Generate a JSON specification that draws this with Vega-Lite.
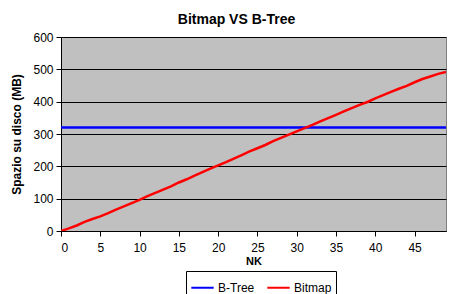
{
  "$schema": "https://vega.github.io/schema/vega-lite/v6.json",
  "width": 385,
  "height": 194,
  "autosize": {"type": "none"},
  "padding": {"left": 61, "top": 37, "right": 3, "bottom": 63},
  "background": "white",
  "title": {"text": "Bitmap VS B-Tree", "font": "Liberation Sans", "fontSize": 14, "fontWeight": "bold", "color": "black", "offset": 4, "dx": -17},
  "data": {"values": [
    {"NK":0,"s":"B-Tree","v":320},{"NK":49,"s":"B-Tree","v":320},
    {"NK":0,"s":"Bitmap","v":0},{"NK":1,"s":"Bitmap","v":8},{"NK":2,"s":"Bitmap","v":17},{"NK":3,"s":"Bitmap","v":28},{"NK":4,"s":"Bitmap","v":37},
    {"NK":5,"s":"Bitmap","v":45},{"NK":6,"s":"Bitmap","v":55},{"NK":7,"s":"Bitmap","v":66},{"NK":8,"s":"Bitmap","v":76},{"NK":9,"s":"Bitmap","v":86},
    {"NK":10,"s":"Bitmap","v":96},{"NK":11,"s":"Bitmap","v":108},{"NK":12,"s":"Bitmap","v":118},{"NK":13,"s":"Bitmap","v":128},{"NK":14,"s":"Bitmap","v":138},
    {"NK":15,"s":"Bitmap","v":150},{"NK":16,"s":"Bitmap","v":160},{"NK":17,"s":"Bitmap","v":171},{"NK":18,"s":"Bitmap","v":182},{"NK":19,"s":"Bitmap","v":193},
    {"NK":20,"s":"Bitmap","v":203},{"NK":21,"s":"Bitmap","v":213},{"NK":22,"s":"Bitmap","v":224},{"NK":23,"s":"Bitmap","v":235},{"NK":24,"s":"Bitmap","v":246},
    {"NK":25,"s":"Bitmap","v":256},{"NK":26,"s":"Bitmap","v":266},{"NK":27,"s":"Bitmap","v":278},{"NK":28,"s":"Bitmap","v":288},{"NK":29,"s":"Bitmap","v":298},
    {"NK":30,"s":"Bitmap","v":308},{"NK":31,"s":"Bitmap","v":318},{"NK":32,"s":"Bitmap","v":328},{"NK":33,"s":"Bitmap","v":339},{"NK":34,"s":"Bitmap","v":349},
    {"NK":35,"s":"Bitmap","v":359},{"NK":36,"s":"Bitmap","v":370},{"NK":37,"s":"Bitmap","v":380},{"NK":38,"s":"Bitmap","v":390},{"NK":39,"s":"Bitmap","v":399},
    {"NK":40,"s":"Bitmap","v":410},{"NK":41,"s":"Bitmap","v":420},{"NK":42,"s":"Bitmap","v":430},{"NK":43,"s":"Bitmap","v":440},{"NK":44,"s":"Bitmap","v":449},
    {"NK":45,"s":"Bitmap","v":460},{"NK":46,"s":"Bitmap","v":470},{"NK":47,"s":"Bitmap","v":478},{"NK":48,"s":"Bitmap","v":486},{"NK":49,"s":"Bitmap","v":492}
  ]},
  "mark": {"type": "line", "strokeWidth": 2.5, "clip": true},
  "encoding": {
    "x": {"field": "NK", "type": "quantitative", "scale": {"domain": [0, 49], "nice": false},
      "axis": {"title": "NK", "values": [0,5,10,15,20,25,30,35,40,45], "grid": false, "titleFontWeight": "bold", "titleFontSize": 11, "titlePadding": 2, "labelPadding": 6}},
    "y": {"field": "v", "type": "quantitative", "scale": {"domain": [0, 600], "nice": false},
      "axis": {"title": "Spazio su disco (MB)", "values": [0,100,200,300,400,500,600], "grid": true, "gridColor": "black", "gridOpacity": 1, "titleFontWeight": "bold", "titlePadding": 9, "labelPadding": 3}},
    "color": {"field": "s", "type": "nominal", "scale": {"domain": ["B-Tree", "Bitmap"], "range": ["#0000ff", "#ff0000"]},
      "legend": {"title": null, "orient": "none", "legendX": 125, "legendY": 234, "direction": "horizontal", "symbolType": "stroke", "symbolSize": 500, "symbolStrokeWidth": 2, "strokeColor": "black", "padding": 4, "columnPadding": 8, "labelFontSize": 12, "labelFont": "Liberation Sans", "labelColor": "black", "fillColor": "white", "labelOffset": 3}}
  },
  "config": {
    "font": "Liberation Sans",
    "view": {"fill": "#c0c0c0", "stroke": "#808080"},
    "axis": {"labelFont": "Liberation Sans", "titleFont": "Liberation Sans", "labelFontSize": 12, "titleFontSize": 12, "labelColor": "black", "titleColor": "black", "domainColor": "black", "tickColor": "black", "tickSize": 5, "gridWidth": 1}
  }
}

▬▬▬

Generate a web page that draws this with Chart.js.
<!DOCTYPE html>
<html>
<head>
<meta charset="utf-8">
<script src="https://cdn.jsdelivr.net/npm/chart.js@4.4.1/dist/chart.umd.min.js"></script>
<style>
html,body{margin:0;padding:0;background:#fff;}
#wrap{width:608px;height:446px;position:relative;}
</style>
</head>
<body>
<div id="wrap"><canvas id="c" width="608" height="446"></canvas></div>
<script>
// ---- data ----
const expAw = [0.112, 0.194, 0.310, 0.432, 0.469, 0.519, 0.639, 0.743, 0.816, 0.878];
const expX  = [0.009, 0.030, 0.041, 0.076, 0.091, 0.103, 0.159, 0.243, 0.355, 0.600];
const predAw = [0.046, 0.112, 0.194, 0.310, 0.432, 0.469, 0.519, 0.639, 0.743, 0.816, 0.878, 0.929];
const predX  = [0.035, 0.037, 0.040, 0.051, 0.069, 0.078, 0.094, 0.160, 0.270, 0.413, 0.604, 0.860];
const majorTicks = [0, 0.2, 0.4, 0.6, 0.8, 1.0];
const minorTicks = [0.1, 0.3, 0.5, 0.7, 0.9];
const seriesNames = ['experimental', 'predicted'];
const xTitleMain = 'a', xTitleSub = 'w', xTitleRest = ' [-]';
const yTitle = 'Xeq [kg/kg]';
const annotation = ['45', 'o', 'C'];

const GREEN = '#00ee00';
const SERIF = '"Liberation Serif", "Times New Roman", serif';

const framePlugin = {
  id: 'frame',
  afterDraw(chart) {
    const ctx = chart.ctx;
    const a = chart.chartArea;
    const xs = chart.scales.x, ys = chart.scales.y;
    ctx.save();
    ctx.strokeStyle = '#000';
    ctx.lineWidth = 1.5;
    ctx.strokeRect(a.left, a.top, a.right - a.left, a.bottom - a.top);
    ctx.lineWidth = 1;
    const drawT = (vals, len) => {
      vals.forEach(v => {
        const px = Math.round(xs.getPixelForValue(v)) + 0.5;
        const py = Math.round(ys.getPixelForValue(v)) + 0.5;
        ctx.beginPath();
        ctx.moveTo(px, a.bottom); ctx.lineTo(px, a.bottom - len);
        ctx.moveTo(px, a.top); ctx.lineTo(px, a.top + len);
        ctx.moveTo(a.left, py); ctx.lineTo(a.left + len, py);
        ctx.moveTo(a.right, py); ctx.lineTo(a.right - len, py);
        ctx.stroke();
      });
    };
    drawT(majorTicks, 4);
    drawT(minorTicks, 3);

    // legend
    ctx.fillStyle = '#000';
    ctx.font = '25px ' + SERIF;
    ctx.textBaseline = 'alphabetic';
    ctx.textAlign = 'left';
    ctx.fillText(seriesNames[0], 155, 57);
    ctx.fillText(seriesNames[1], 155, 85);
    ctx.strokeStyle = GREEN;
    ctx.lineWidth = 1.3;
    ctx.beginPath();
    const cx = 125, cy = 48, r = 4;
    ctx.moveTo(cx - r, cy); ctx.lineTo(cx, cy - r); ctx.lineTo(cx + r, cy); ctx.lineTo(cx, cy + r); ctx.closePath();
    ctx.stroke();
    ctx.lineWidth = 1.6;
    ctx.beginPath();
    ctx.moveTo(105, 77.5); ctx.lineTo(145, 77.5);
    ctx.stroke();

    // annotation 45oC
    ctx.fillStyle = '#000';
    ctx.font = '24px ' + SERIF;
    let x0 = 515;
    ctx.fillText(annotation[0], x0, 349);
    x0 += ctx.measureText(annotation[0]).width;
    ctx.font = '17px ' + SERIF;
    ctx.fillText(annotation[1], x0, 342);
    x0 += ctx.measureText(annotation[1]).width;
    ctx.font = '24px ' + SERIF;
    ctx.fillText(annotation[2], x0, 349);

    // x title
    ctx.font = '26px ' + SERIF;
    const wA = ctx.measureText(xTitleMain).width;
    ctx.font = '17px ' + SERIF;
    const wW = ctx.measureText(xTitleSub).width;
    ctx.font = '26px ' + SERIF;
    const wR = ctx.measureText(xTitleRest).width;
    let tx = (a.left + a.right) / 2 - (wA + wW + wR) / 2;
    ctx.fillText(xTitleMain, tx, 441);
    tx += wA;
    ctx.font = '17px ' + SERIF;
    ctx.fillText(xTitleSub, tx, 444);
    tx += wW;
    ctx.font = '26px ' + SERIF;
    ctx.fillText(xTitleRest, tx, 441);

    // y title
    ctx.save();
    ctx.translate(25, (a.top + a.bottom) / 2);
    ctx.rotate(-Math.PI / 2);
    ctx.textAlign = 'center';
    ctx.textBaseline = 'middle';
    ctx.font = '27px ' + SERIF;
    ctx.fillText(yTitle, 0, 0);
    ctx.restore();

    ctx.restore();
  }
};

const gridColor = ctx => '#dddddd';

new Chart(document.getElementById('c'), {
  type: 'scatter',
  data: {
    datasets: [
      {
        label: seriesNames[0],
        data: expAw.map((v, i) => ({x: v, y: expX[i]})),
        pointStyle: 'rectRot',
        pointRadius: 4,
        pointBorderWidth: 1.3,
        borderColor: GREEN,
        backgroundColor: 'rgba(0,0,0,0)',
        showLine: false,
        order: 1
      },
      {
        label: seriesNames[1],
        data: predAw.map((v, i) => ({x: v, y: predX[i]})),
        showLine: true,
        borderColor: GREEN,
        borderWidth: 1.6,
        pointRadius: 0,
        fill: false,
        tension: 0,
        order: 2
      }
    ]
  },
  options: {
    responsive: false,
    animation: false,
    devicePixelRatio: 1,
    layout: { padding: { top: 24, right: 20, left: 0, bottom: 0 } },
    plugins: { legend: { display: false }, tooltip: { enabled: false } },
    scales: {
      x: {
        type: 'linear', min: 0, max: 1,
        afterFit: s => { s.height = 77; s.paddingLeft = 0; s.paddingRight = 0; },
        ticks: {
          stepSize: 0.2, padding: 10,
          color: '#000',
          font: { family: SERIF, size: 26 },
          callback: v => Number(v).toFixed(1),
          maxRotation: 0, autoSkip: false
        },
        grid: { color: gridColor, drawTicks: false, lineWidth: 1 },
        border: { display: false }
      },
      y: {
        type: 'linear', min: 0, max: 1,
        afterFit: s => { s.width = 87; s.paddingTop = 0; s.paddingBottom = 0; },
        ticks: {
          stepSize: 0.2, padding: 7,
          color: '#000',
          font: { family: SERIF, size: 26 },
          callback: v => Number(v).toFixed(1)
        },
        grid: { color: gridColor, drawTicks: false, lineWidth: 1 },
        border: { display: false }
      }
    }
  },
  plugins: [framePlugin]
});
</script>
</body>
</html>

▬▬▬

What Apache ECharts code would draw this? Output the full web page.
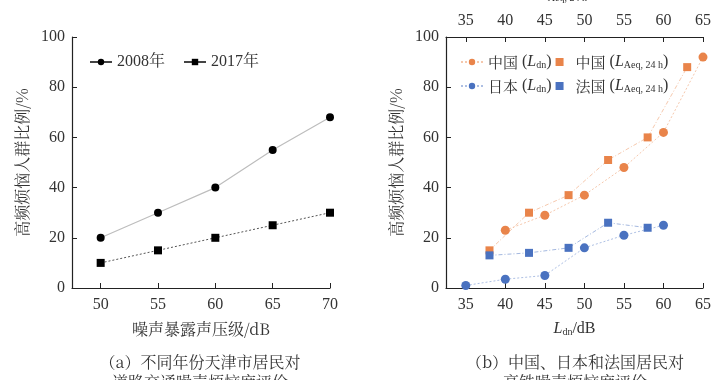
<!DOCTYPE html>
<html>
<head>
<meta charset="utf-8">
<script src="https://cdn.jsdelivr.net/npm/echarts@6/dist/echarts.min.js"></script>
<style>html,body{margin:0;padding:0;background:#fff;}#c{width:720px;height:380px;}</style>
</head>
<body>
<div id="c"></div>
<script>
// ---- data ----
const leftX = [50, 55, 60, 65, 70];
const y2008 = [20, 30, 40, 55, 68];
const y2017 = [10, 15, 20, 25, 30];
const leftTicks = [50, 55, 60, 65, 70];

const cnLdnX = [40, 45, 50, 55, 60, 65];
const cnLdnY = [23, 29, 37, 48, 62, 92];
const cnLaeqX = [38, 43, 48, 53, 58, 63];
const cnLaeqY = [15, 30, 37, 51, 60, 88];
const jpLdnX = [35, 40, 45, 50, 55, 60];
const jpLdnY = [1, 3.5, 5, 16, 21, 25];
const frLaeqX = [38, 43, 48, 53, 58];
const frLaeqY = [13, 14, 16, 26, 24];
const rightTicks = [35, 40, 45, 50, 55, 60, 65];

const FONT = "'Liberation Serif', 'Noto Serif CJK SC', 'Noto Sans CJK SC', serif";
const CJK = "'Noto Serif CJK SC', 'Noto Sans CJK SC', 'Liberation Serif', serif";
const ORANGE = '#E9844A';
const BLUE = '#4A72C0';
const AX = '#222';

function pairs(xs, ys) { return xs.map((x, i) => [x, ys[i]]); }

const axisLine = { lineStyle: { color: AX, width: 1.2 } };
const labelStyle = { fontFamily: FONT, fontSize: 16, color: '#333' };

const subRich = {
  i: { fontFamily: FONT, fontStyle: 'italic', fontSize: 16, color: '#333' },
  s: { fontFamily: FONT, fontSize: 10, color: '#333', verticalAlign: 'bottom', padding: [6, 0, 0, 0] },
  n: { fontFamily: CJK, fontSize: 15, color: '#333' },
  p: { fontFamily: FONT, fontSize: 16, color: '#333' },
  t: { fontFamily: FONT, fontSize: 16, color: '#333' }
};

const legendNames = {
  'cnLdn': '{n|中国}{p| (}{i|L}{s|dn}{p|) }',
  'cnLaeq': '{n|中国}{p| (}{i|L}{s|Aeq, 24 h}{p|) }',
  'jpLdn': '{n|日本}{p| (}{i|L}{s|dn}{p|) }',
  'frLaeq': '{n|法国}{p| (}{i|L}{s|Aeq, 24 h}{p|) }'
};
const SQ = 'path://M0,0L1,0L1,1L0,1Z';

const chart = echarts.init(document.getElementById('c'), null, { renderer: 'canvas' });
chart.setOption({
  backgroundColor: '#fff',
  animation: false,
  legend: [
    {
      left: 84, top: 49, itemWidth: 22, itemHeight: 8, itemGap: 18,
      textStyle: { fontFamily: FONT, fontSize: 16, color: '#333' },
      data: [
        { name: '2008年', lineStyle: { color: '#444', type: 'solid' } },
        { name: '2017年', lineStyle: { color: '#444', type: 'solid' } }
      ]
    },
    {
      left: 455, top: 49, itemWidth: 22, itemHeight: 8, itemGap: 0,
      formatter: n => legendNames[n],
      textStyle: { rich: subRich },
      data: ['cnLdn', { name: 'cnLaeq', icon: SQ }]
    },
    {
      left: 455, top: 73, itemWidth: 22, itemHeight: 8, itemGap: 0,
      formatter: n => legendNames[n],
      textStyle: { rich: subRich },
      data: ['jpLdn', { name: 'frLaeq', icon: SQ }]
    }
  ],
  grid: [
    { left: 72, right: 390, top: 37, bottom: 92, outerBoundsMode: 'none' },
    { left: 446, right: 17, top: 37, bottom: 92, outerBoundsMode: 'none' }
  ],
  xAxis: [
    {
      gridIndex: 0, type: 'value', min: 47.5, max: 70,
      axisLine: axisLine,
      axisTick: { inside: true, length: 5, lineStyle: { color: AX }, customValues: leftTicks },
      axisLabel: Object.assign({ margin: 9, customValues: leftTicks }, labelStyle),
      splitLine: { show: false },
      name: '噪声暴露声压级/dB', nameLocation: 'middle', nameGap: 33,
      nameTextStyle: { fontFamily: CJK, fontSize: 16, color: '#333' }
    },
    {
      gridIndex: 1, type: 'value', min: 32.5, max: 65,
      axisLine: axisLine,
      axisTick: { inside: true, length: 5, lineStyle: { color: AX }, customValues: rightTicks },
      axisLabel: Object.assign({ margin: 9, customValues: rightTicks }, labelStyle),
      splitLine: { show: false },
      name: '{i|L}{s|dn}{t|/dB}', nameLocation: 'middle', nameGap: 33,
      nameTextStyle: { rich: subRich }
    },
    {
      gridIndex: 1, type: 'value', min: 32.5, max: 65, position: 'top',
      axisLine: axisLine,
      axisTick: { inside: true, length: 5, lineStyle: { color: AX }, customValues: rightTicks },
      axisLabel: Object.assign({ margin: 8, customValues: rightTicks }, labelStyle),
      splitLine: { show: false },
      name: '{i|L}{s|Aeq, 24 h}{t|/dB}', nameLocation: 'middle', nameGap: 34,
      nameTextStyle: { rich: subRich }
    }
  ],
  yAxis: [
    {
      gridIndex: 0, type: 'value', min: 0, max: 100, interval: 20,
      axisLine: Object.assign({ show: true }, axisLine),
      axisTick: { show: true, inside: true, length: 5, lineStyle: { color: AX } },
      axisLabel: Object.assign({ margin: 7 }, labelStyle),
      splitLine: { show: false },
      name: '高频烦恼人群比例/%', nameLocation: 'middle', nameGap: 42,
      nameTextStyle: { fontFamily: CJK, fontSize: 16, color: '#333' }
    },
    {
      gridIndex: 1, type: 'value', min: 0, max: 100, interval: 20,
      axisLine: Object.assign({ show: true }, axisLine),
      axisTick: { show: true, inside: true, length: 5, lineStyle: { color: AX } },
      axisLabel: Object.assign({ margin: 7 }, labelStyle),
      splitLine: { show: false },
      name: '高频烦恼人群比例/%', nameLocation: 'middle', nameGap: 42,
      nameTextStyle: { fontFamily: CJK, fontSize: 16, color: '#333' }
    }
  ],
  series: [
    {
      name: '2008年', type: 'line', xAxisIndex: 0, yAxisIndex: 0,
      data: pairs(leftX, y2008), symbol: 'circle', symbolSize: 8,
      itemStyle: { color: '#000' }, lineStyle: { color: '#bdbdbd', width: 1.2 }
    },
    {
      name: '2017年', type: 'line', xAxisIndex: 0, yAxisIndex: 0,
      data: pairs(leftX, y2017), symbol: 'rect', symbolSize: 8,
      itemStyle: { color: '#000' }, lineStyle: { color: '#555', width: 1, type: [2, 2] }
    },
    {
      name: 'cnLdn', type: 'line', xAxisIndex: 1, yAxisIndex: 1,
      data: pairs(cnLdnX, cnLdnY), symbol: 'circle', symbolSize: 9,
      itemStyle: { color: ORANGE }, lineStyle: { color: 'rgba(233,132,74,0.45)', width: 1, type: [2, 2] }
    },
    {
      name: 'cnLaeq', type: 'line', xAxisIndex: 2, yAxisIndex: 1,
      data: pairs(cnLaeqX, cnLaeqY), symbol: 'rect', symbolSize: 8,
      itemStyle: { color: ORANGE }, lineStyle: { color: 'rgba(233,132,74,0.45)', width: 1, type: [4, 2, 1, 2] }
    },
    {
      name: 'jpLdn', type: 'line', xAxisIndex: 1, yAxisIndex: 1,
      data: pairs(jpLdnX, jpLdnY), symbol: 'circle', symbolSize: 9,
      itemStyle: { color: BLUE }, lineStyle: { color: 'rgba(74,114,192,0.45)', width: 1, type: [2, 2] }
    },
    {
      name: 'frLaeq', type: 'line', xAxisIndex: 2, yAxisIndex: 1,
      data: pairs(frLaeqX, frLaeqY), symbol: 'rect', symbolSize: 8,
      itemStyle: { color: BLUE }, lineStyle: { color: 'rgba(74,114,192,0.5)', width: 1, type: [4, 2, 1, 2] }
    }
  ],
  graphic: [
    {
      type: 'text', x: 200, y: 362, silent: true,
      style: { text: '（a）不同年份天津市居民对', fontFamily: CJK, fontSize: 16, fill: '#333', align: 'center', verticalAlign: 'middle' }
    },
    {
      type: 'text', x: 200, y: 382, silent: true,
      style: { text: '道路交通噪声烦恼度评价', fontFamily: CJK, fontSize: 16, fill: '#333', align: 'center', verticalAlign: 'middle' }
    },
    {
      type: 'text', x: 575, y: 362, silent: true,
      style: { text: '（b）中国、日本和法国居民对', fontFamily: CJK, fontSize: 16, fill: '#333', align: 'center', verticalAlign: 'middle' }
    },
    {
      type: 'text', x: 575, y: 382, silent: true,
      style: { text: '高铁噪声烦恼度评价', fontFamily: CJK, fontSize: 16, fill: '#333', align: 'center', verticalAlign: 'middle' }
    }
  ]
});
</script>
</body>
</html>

▬▬▬

INSTRUCTIONS TO FOLLOW »
Copy every line of the entries above in which "draws" occurs.

RESULT »
Generate a JSON specification that draws this with Vega-Lite.
Generate a web page that draws this with Chart.js.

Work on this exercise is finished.